— START OF SOURCE MATERIAL —

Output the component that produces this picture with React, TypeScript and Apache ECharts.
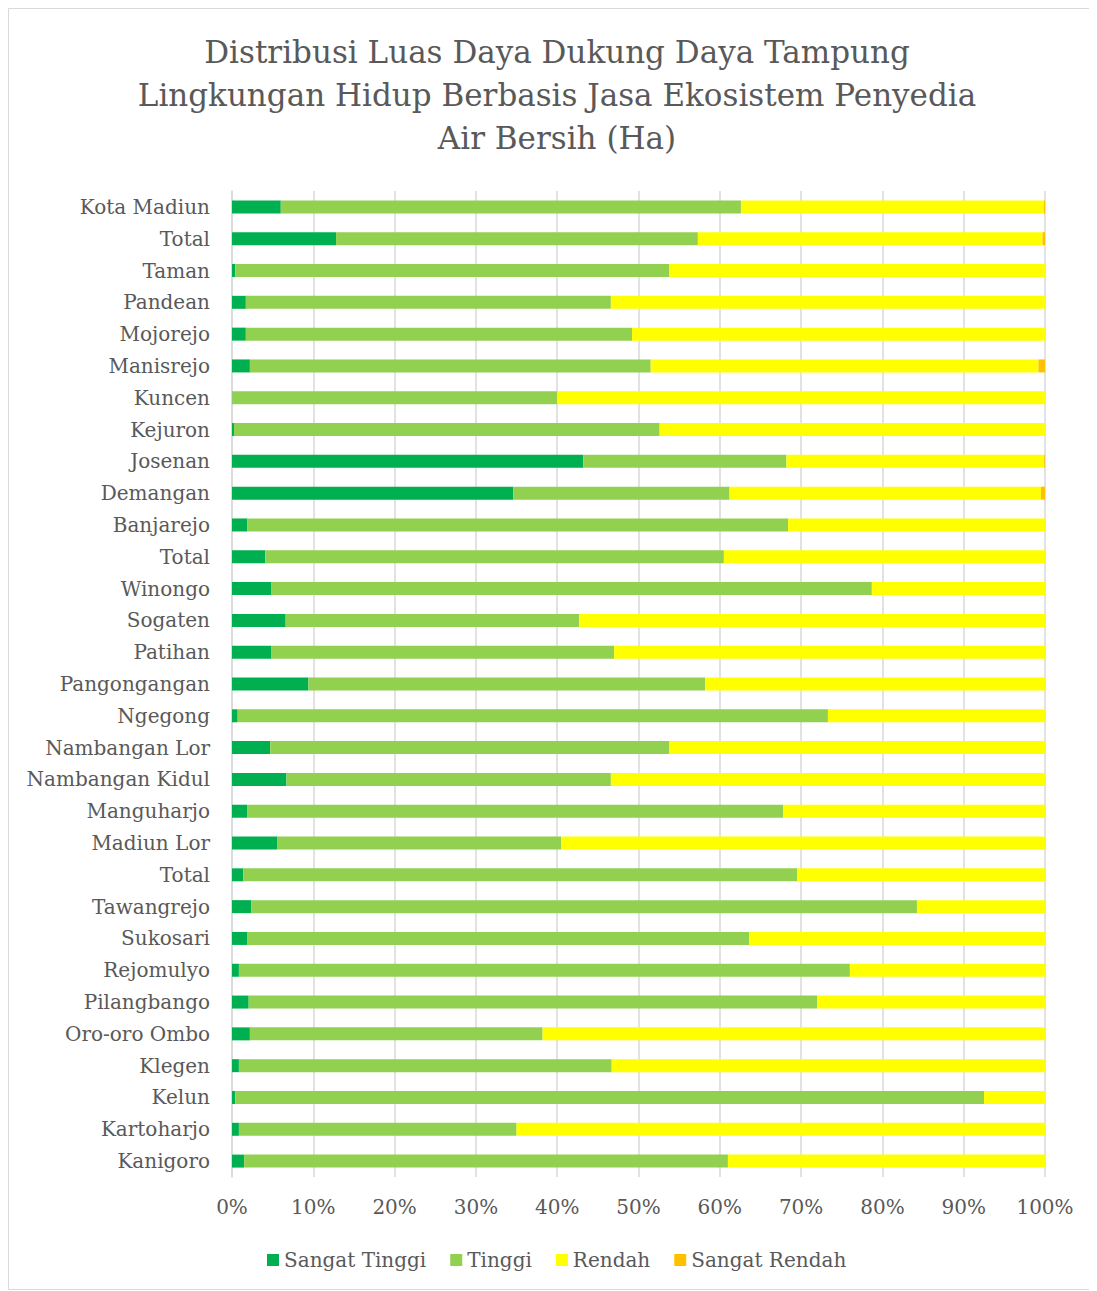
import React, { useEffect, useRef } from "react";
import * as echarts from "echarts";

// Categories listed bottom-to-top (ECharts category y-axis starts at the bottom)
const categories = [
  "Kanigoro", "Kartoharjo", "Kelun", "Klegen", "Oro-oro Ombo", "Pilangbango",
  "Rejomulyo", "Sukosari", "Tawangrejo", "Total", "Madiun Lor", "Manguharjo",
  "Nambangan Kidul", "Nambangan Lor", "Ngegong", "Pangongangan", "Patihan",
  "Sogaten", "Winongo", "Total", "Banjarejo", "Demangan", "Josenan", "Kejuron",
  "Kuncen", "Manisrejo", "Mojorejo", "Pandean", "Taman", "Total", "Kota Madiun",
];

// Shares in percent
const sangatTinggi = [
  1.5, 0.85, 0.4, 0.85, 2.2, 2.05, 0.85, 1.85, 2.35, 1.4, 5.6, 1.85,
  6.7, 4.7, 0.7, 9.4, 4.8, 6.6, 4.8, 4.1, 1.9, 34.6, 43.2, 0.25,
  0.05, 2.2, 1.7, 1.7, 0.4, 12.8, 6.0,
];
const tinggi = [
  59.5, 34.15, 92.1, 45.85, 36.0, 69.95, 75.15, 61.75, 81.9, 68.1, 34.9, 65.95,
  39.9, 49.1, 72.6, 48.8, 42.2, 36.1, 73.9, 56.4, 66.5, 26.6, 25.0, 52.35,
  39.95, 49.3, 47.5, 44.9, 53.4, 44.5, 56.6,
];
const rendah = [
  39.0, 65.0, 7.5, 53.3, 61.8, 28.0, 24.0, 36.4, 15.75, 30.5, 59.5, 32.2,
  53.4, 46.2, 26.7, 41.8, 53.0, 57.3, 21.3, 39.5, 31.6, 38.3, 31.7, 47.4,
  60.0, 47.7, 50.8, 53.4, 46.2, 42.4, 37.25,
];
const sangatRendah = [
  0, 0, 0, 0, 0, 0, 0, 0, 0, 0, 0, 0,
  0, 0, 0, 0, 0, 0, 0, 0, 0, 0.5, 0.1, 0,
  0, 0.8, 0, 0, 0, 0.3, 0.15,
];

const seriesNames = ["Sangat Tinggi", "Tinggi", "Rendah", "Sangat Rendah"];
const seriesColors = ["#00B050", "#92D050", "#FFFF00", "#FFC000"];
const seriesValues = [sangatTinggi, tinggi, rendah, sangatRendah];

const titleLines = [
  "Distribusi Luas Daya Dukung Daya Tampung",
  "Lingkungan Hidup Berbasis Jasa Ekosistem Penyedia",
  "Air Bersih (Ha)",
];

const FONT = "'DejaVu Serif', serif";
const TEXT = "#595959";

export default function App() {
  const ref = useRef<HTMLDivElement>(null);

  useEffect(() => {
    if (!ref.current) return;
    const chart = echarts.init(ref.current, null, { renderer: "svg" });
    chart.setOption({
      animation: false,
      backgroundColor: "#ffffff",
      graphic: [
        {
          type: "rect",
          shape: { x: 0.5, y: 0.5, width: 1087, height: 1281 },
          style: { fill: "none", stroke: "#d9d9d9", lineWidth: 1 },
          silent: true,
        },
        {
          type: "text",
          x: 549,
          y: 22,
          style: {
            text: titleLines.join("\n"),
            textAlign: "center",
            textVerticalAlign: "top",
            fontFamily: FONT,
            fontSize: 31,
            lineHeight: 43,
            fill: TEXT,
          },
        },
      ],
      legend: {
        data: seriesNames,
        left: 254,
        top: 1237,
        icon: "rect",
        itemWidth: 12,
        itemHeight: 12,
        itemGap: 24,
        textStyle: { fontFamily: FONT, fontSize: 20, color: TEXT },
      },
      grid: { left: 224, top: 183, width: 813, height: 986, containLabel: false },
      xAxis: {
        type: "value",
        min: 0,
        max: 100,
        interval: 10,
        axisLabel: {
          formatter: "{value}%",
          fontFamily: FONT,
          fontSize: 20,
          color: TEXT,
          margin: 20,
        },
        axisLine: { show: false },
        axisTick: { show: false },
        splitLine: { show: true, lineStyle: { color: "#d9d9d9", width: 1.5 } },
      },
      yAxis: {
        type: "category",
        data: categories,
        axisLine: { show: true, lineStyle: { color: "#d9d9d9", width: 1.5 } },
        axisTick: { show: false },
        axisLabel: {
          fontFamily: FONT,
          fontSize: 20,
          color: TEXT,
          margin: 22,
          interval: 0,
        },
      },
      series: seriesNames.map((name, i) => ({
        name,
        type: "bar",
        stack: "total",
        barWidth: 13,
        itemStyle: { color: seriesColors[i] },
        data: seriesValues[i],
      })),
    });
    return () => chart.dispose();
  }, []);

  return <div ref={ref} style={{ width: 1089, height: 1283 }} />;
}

— END OF SOURCE MATERIAL —

REQUIREMENTS.
Pictures are excluded; extract exactly the lines from the start of the data through the line that holds "const ref = useRef<HTMLDivElement>(null);", both ends included.

EXPECTED ANSWER.
Output the component that produces this picture with React, TypeScript and Apache ECharts.
import React, { useEffect, useRef } from "react";
import * as echarts from "echarts";

// Categories listed bottom-to-top (ECharts category y-axis starts at the bottom)
const categories = [
  "Kanigoro", "Kartoharjo", "Kelun", "Klegen", "Oro-oro Ombo", "Pilangbango",
  "Rejomulyo", "Sukosari", "Tawangrejo", "Total", "Madiun Lor", "Manguharjo",
  "Nambangan Kidul", "Nambangan Lor", "Ngegong", "Pangongangan", "Patihan",
  "Sogaten", "Winongo", "Total", "Banjarejo", "Demangan", "Josenan", "Kejuron",
  "Kuncen", "Manisrejo", "Mojorejo", "Pandean", "Taman", "Total", "Kota Madiun",
];

// Shares in percent
const sangatTinggi = [
  1.5, 0.85, 0.4, 0.85, 2.2, 2.05, 0.85, 1.85, 2.35, 1.4, 5.6, 1.85,
  6.7, 4.7, 0.7, 9.4, 4.8, 6.6, 4.8, 4.1, 1.9, 34.6, 43.2, 0.25,
  0.05, 2.2, 1.7, 1.7, 0.4, 12.8, 6.0,
];
const tinggi = [
  59.5, 34.15, 92.1, 45.85, 36.0, 69.95, 75.15, 61.75, 81.9, 68.1, 34.9, 65.95,
  39.9, 49.1, 72.6, 48.8, 42.2, 36.1, 73.9, 56.4, 66.5, 26.6, 25.0, 52.35,
  39.95, 49.3, 47.5, 44.9, 53.4, 44.5, 56.6,
];
const rendah = [
  39.0, 65.0, 7.5, 53.3, 61.8, 28.0, 24.0, 36.4, 15.75, 30.5, 59.5, 32.2,
  53.4, 46.2, 26.7, 41.8, 53.0, 57.3, 21.3, 39.5, 31.6, 38.3, 31.7, 47.4,
  60.0, 47.7, 50.8, 53.4, 46.2, 42.4, 37.25,
];
const sangatRendah = [
  0, 0, 0, 0, 0, 0, 0, 0, 0, 0, 0, 0,
  0, 0, 0, 0, 0, 0, 0, 0, 0, 0.5, 0.1, 0,
  0, 0.8, 0, 0, 0, 0.3, 0.15,
];

const seriesNames = ["Sangat Tinggi", "Tinggi", "Rendah", "Sangat Rendah"];
const seriesColors = ["#00B050", "#92D050", "#FFFF00", "#FFC000"];
const seriesValues = [sangatTinggi, tinggi, rendah, sangatRendah];

const titleLines = [
  "Distribusi Luas Daya Dukung Daya Tampung",
  "Lingkungan Hidup Berbasis Jasa Ekosistem Penyedia",
  "Air Bersih (Ha)",
];

const FONT = "'DejaVu Serif', serif";
const TEXT = "#595959";

export default function App() {
  const ref = useRef<HTMLDivElement>(null);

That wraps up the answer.